Lately, I've found myself enjoying historical mysteries, which have not always been my cup of tea. And I think I had an epiphany regarding why.
It occurs to me that, no matter how one slices and dices our genre, it can be reduced (if one wishes to be reductive) to procedure. Murder happens; is investigated; is brought to a logical and sometimes surprising conclusion. One doesn't get to the surprise without the procedure.
"Procedure" is one of those words with not very sexy connotations. The term doesn't connote anything very interesting at all - the vision conjured up is one of flatfeet knocking on a lot of doors, chasing down questionable leads, and filling out forms in triplicate. Not exactly pulse-pounding. This might be why we have moved away from using the term. Many of today's crime writers might not feel complimented to hear their work described as "procedural."
As a point of contrast, look at the work of McBain and Shannon. The latter, in particular, was almost ruthless in her persistent belief that police work is not about brilliant deductions or literary clues, but rather about talking to a lot of people, not getting very far, and occasionally catching the crooks red-handed or having them turned in, completely unexpectedly, by vindictive rivals.

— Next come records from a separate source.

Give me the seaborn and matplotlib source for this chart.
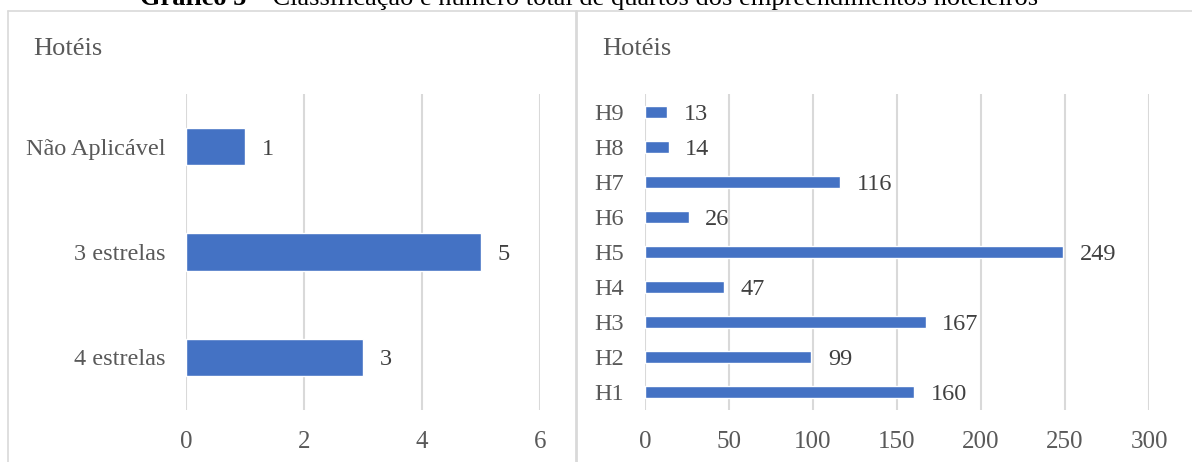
import pandas as pd
import seaborn as sns
import matplotlib.pyplot as plt
from matplotlib.lines import Line2D

# data
classes = ["Não Aplicável", "3 estrelas", "4 estrelas"]
class_counts = [1, 5, 3]
hotels = ["H9", "H8", "H7", "H6", "H5", "H4", "H3", "H2", "H1"]
rooms = [13, 14, 116, 26, 249, 47, 167, 99, 160]
left_ticks = [0, 2, 4, 6]
right_ticks = [0, 50, 100, 150, 200, 250, 300]

sns.set_theme(style="white")
plt.rcParams['font.family'] = ['Liberation Serif', 'DejaVu Serif']

W, H = 1192, 462
fig = plt.figure(figsize=(W / 100, H / 100), dpi=100)

BLUE = "#4472C4"
GRID = "#d9d9d9"
TICK = "#595959"
LAB = "#404040"

def px(x, y):
    return x / W, 1 - y / H

# panel frames
fig.add_artist(Line2D([px(8, 0)[0], 1], [px(0, 11)[1]] * 2, color=GRID, lw=1.2))
fig.add_artist(Line2D([px(8, 0)[0]] * 2, [0, px(0, 11)[1]], color=GRID, lw=1.2))
fig.add_artist(Line2D([px(576, 0)[0]] * 2, [0, px(0, 11)[1]], color=GRID, lw=2))

# title, cut off at the top as in the source
t1 = fig.text(*px(140, 5), "Gráfico 5", fontsize=19, fontweight="bold", color="black",
              va="baseline", ha="left")
fig.canvas.draw()
bb = t1.get_window_extent()
fig.text(bb.x1 / W, px(0, 5)[1], " – Classificação e número total de quartos dos empreendimentos hoteleiros",
         fontsize=19, color="black", va="baseline", ha="left")

fig.text(*px(33, 55), "Hotéis", fontsize=19, color=TICK, va="baseline")
fig.text(*px(602, 55), "Hotéis", fontsize=19, color=TICK, va="baseline")

ax1 = fig.add_axes([186 / W, 1 - 410 / H, (540 - 186) / W, (410 - 94) / H])
ax2 = fig.add_axes([645 / W, 1 - 410 / H, (1149 - 645) / W, (410 - 94) / H])

df1 = pd.DataFrame({"cat": classes, "n": class_counts})
df2 = pd.DataFrame({"cat": hotels, "n": rooms})

sns.barplot(data=df1, x="n", y="cat", ax=ax1, color=BLUE, saturation=1, width=0.355, orient="h")
sns.barplot(data=df2, x="n", y="cat", ax=ax2, color=BLUE, saturation=1, width=0.34, orient="h")

for ax, ticks, vals in [(ax1, left_ticks, class_counts), (ax2, right_ticks, rooms)]:
    ax.set_xlim(ticks[0], ticks[-1])
    ax.set_xticks(ticks)
    ax.set_xlabel("")
    ax.set_ylabel("")
    for s in ax.spines.values():
        s.set_visible(False)
    ax.grid(axis="x", color=GRID, lw=1.5)
    ax.set_axisbelow(True)
    ax.tick_params(axis="x", length=0, pad=15, labelsize=18, labelcolor=TICK)
    ax.tick_params(axis="y", length=0, pad=15, labelsize=17.5, labelcolor=TICK)
    for i, v in enumerate(vals):
        ax.annotate(str(v), (v, i), xytext=(12, 0), textcoords="offset points",
                    ha="left", va="center_baseline", fontsize=17.5, color=LAB)

fig.savefig("out.png", dpi=100)
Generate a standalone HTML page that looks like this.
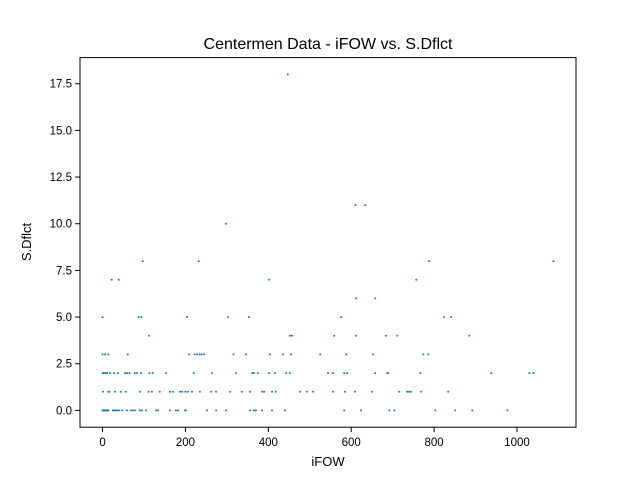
<!DOCTYPE html>
<html><head><meta charset="utf-8">
<style>body{margin:0;background:#fff}svg{display:block;font-family:"Liberation Sans","DejaVu Sans",sans-serif}</style>
</head><body>
<svg id="chart" width="640" height="480" viewBox="0 0 640 480">
<rect x="0" y="0" width="640" height="480" fill="#fff"/>
<text x="328" y="49" font-size="16" text-anchor="middle">Centermen Data - iFOW vs. S.Dflct</text>
<g id="points"></g>
<g id="axes"></g>
<text x="328" y="466" font-size="13" text-anchor="middle">iFOW</text>
<text x="31" y="242" font-size="13" text-anchor="middle" transform="rotate(-90 31 242)">S.Dflct</text>
</svg>
<script>
const xTicks = [0, 200, 400, 600, 800, 1000];
const yTicks = [0, 2.5, 5, 7.5, 10, 12.5, 15, 17.5];
const xs = [447,610,634,298,97,232,788,1088,402,22,39,757,612,658,
0,87,94,204,303,353,576,824,841,
112,452,457,559,612,684,711,885,
0,6,14,61,209,222,228,234,239,245,316,346,404,435,455,525,588,653,774,786,
1,3,7,11,18,28,37,54,59,65,78,83,93,113,121,153,220,264,322,361,365,375,402,416,443,452,544,556,583,590,658,687,689,767,938,1030,1040,
1,14,16,30,44,56,90,111,119,138,163,170,187,192,200,206,216,235,262,274,308,336,356,385,390,409,418,477,493,508,556,585,609,650,716,735,739,744,769,834,
0,2,4,6,8,10,12,14,25,28,32,35,40,47,59,69,73,78,90,95,105,129,134,163,177,182,199,201,252,274,298,356,365,370,385,409,440,583,624,692,704,803,851,892,977];
const ys = [18,11,11,10,8,8,8,8,7,7,7,7,6,6,
5,5,5,5,5,5,5,5,5,
4,4,4,4,4,4,4,4,
3,3,3,3,3,3,3,3,3,3,3,3,3,3,3,3,3,3,3,3,
2,2,2,2,2,2,2,2,2,2,2,2,2,2,2,2,2,2,2,2,2,2,2,2,2,2,2,2,2,2,2,2,2,2,2,2,2,
1,1,1,1,1,1,1,1,1,1,1,1,1,1,1,1,1,1,1,1,1,1,1,1,1,1,1,1,1,1,1,1,1,1,1,1,1,1,1,1,
0,0,0,0,0,0,0,0,0,0,0,0,0,0,0,0,0,0,0,0,0,0,0,0,0,0,0,0,0,0,0,0,0,0,0,0,0,0,0,0,0,0,0,0,0];

const NS = 'http://www.w3.org/2000/svg';
const L = 80, R = 576, T = 57.6, B = 427.2;
const xmin0 = Math.min(...xs), xmax0 = Math.max(...xs);
const ymin0 = Math.min(...ys), ymax0 = Math.max(...ys);
const xpad = (xmax0 - xmin0) * 0.05, ypad = (ymax0 - ymin0) * 0.05;
const xmin = xmin0 - xpad, xmax = xmax0 + xpad, ymin = ymin0 - ypad, ymax = ymax0 + ypad;
function sx(v){ return L + (v - xmin) / (xmax - xmin) * (R - L); }
function sy(v){ return B - (v - ymin) / (ymax - ymin) * (B - T); }

const pg = document.getElementById('points');
for (let i = 0; i < xs.length; i++) {
  const c = document.createElementNS(NS, 'circle');
  c.setAttribute('cx', sx(xs[i]));
  c.setAttribute('cy', sy(ys[i]));
  c.setAttribute('r', 1);
  c.setAttribute('fill', '#1f77b4');
  
  
  pg.appendChild(c);
}

const ag = document.getElementById('axes');
const frame = document.createElementNS(NS, 'rect');
frame.setAttribute('x', L); frame.setAttribute('y', T);
frame.setAttribute('width', R - L); frame.setAttribute('height', B - T);
frame.setAttribute('fill', 'none'); frame.setAttribute('stroke', '#000'); frame.setAttribute('stroke-width', 1);


ag.appendChild(frame);

xTicks.forEach(t => {
  const x = sx(t);
  const ln = document.createElementNS(NS, 'line');
  ln.setAttribute('x1', x); ln.setAttribute('x2', x); ln.setAttribute('y1', B); ln.setAttribute('y2', B + 4.9);
  ln.setAttribute('stroke', '#000');
  
  
  ag.appendChild(ln);
  const tx = document.createElementNS(NS, 'text');
  tx.setAttribute('x', x); tx.setAttribute('y', B + 19); tx.setAttribute('font-size', 11.5);
  tx.setAttribute('text-anchor', 'middle');
  
  
  tx.textContent = String(t);
  ag.appendChild(tx);
});
yTicks.forEach(t => {
  const y = sy(t);
  const ln = document.createElementNS(NS, 'line');
  ln.setAttribute('x1', L - 4.9); ln.setAttribute('x2', L); ln.setAttribute('y1', y); ln.setAttribute('y2', y);
  ln.setAttribute('stroke', '#000');
  
  
  ag.appendChild(ln);
  const tx = document.createElementNS(NS, 'text');
  tx.setAttribute('x', L - 8); tx.setAttribute('y', y + 4); tx.setAttribute('font-size', 11.5);
  tx.setAttribute('text-anchor', 'end');
  
  
  tx.textContent = t.toFixed(1);
  ag.appendChild(tx);
});
</script>
</body></html>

I like procedure, which I see as inseparable from plot, which I see as inseparable from the mystery genre. In the wrong hands, procedure can and does seem boring. That's why, I think, the best writers find a way to sex up their procedure - and this is what historicals seem to excel in doing. As an example, look at the quite prolific P.C. Doherty. He has an Egyptian series as well as a couple of medieval series. In one of his Hugh Corbett medieval mysteries (set in England of the early 1300s), The Waxman Murders, Corbett essentially serves as a Steve Carella or one of Shannon's guys from the LAPD. Corbett sits in a room and has people brought in for questioning, or he travels from place to place and asks questions of people. Nothing particularly interesting about that - but the setting, as well as Corbett's quirky colleagues, add a terrific level of interest. While seeing the suspects questioned, I'm also learning about the legal system of medieval England AND reading about the way people lived back then. In essence, Corbett has sexed up his procedure by adding further layers to it.

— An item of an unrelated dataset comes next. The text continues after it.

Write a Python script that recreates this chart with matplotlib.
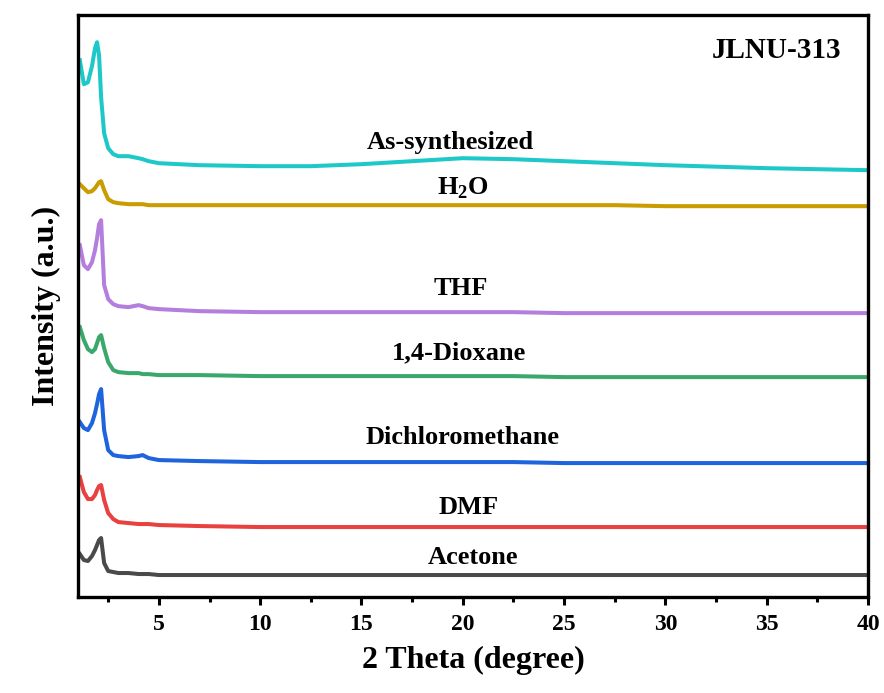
"""Stacked PXRD patterns of JLNU-313 after solvent treatment."""

import matplotlib
matplotlib.use("Agg")
import matplotlib.pyplot as plt

plt.rcParams["font.family"] = ["Liberation Serif", "DejaVu Serif"]
plt.rcParams["font.weight"] = "bold"
plt.rcParams["mathtext.fontset"] = "custom"
plt.rcParams["mathtext.rm"] = "Liberation Serif:bold"
plt.rcParams["mathtext.bf"] = "Liberation Serif:bold"

# 2 theta sampling (degree)
two_theta = [1.1, 1.3, 1.5, 1.7, 1.85, 1.95, 2.05, 2.15, 2.3, 2.5, 2.75, 3.0, 3.5,
             4.0, 4.2, 4.5, 5, 7, 10, 12.5, 15, 17.5, 20, 22.5, 25, 27.5, 30, 35, 40]

# intensities (a.u., already offset for stacking)
as_synthesized = [537, 513, 515, 531, 549, 555, 542, 500, 464, 449, 443, 441, 441,
                  439, 438, 436, 434, 432, 431, 431, 433, 436, 439, 438, 436, 434, 432, 429, 427]
water = [413, 409, 405, 406, 409, 412, 415, 416, 407, 398, 395, 394, 393,
         393, 393, 392, 392, 392, 392, 392, 392, 392, 392, 392, 392, 392, 391, 391, 391]
thf = [352, 332, 328, 335, 347, 359, 373, 377, 312, 298, 293, 291, 290,
       292, 291, 289, 288, 286, 285, 285, 285, 285, 285, 285, 284, 284, 284, 284, 284]
dioxane = [270, 257, 248, 245, 248, 254, 260, 262, 249, 235, 227, 225, 224,
           224, 223, 223, 222, 222, 221, 221, 221, 221, 221, 221, 220, 220, 220, 220, 220]
dichloromethane = [175, 169, 167, 174, 184, 193, 203, 208, 167, 147, 142, 141, 140,
                   141, 142, 139, 137, 136, 135, 135, 135, 135, 135, 135, 134, 134, 134, 134, 134]
dmf = [120, 105, 98, 98, 102, 107, 111, 112, 97, 84, 78, 75, 74,
       73, 73, 73, 72, 71, 70, 70, 70, 70, 70, 70, 70, 70, 70, 70, 70]
acetone = [43, 37, 36, 41, 47, 52, 57, 59, 34, 26, 25, 24, 24,
           23, 23, 23, 22, 22, 22, 22, 22, 22, 22, 22, 22, 22, 22, 22, 22]

labels = ["As-synthesized", r"H$_{\mathbf{2}}$O", "THF", "1,4-Dioxane",
          "Dichloromethane", "DMF", "Acetone"]
series = [as_synthesized, water, thf, dioxane, dichloromethane, dmf, acetone]
colors = ["#1ec8c8", "#c99d00", "#b47ede", "#3aa86b", "#1e64dc", "#e8413f", "#4a4a4a"]
label_pos = [(19.4, 455), (20.0, 409), (19.9, 309), (19.8, 244),
             (20.0, 160), (20.3, 90), (20.5, 40)]

fig = plt.figure(figsize=(8.84, 6.93), dpi=100)
ax = fig.add_axes([0.088, 0.1385, 0.894, 0.8395])

for y, c, lab, (lx, ly) in zip(series, colors, labels, label_pos):
    ax.plot(two_theta, y, color=c, lw=2.9, solid_joinstyle="round")
    ax.text(lx, ly, lab, ha="center", va="center", fontsize=19, fontweight="bold")

ax.text(35.5, 547, "JLNU-313", ha="center", va="center", fontsize=21, fontweight="bold")

ax.set_xlim(1, 40)
ax.set_ylim(0, 582)
ax.set_xticks([5, 10, 15, 20, 25, 30, 35, 40])
ax.set_xticks([2.5, 7.5, 12.5, 17.5, 22.5, 27.5, 32.5, 37.5], minor=True)
ax.set_yticks([])
ax.tick_params(axis="x", which="major", length=6, width=2.2, labelsize=17, pad=6)
ax.tick_params(axis="x", which="minor", length=3.5, width=2.2)
for s in ax.spines.values():
    s.set_linewidth(2.4)

ax.set_xlabel("2 Theta (degree)", fontsize=23, fontweight="bold", labelpad=8)
ax.set_ylabel("Intensity (a.u.)", fontsize=23, fontweight="bold", labelpad=12)

fig.savefig("out.png", dpi=100)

Crazily, part of what made me enjoy this particular book is my awareness that if I skimmed through it, I'd miss a lot. I don't mean this in a braggy way, but I read Pynchon and Robbins without having to turn to a dictionary. This is far from the case with Doherty - I'd absolutely flunk a vocabulary test based on these books, because they are so steeped in the language of the time, particularly with regard to garments, weapons, and religious practices. (Note to Doherty's publishers: Please consider adding a glossary to the end of the books - readers will thank you.) When I have to slow down, I savor the reading a little more. So between the vocabulary and the period details, a procedural has become something richer and more rewarding. This leads me to today's tip for writers: Procedure is essential, but not sufficient.